TASK BRIEF: Repeat the data below exactly, dropping any pictures it holds.

* BEGIN *

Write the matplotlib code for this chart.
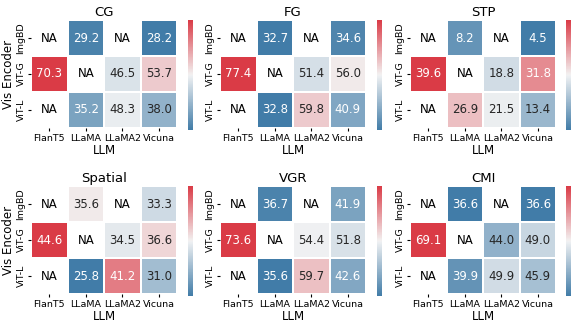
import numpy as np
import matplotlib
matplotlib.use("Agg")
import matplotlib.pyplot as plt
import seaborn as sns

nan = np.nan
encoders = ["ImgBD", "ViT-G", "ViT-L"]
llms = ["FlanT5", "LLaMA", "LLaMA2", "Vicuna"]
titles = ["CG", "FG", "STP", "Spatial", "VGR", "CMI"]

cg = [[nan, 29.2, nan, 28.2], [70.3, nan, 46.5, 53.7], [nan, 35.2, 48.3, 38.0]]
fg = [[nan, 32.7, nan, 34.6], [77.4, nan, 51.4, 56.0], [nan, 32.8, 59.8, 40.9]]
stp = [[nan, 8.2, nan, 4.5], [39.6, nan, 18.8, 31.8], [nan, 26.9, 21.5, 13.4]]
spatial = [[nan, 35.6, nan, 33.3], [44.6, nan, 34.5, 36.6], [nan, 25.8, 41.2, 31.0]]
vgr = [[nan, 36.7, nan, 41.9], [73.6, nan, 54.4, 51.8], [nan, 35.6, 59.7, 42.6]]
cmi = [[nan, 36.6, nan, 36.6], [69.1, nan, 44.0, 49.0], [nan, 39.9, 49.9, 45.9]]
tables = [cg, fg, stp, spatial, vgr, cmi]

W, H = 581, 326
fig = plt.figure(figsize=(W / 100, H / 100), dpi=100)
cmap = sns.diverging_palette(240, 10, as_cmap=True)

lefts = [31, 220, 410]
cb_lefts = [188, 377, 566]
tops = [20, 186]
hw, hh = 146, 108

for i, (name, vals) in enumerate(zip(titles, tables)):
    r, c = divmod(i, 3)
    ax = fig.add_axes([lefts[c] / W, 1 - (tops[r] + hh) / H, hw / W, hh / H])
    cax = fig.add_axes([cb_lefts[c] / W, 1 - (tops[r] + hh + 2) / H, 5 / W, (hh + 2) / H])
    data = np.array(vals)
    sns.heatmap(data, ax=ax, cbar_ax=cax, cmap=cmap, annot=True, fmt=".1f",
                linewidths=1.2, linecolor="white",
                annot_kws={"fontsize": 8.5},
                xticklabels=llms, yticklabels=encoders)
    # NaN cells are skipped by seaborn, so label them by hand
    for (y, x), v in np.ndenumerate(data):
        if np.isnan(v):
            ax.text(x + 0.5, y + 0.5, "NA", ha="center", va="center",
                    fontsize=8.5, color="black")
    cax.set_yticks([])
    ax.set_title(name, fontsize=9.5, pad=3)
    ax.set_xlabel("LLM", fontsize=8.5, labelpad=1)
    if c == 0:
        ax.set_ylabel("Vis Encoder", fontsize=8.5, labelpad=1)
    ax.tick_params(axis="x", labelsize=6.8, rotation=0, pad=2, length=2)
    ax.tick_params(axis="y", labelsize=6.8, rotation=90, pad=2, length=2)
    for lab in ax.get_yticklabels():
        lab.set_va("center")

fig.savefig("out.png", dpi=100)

* END *

RESPONSE BELOW:
Write the matplotlib code for this chart.
import numpy as np
import matplotlib
matplotlib.use("Agg")
import matplotlib.pyplot as plt
import seaborn as sns

nan = np.nan
encoders = ["ImgBD", "ViT-G", "ViT-L"]
llms = ["FlanT5", "LLaMA", "LLaMA2", "Vicuna"]
titles = ["CG", "FG", "STP", "Spatial", "VGR", "CMI"]

cg = [[nan, 29.2, nan, 28.2], [70.3, nan, 46.5, 53.7], [nan, 35.2, 48.3, 38.0]]
fg = [[nan, 32.7, nan, 34.6], [77.4, nan, 51.4, 56.0], [nan, 32.8, 59.8, 40.9]]
stp = [[nan, 8.2, nan, 4.5], [39.6, nan, 18.8, 31.8], [nan, 26.9, 21.5, 13.4]]
spatial = [[nan, 35.6, nan, 33.3], [44.6, nan, 34.5, 36.6], [nan, 25.8, 41.2, 31.0]]
vgr = [[nan, 36.7, nan, 41.9], [73.6, nan, 54.4, 51.8], [nan, 35.6, 59.7, 42.6]]
cmi = [[nan, 36.6, nan, 36.6], [69.1, nan, 44.0, 49.0], [nan, 39.9, 49.9, 45.9]]
tables = [cg, fg, stp, spatial, vgr, cmi]

W, H = 581, 326
fig = plt.figure(figsize=(W / 100, H / 100), dpi=100)
cmap = sns.diverging_palette(240, 10, as_cmap=True)

lefts = [31, 220, 410]
cb_lefts = [188, 377, 566]
tops = [20, 186]
hw, hh = 146, 108

for i, (name, vals) in enumerate(zip(titles, tables)):
    r, c = divmod(i, 3)
    ax = fig.add_axes([lefts[c] / W, 1 - (tops[r] + hh) / H, hw / W, hh / H])
    cax = fig.add_axes([cb_lefts[c] / W, 1 - (tops[r] + hh + 2) / H, 5 / W, (hh + 2) / H])
    data = np.array(vals)
    sns.heatmap(data, ax=ax, cbar_ax=cax, cmap=cmap, annot=True, fmt=".1f",
                linewidths=1.2, linecolor="white",
                annot_kws={"fontsize": 8.5},
                xticklabels=llms, yticklabels=encoders)
    # NaN cells are skipped by seaborn, so label them by hand
    for (y, x), v in np.ndenumerate(data):
        if np.isnan(v):
            ax.text(x + 0.5, y + 0.5, "NA", ha="center", va="center",
                    fontsize=8.5, color="black")
    cax.set_yticks([])
    ax.set_title(name, fontsize=9.5, pad=3)
    ax.set_xlabel("LLM", fontsize=8.5, labelpad=1)
    if c == 0:
        ax.set_ylabel("Vis Encoder", fontsize=8.5, labelpad=1)
    ax.tick_params(axis="x", labelsize=6.8, rotation=0, pad=2, length=2)
    ax.tick_params(axis="y", labelsize=6.8, rotation=90, pad=2, length=2)
    for lab in ax.get_yticklabels():
        lab.set_va("center")

fig.savefig("out.png", dpi=100)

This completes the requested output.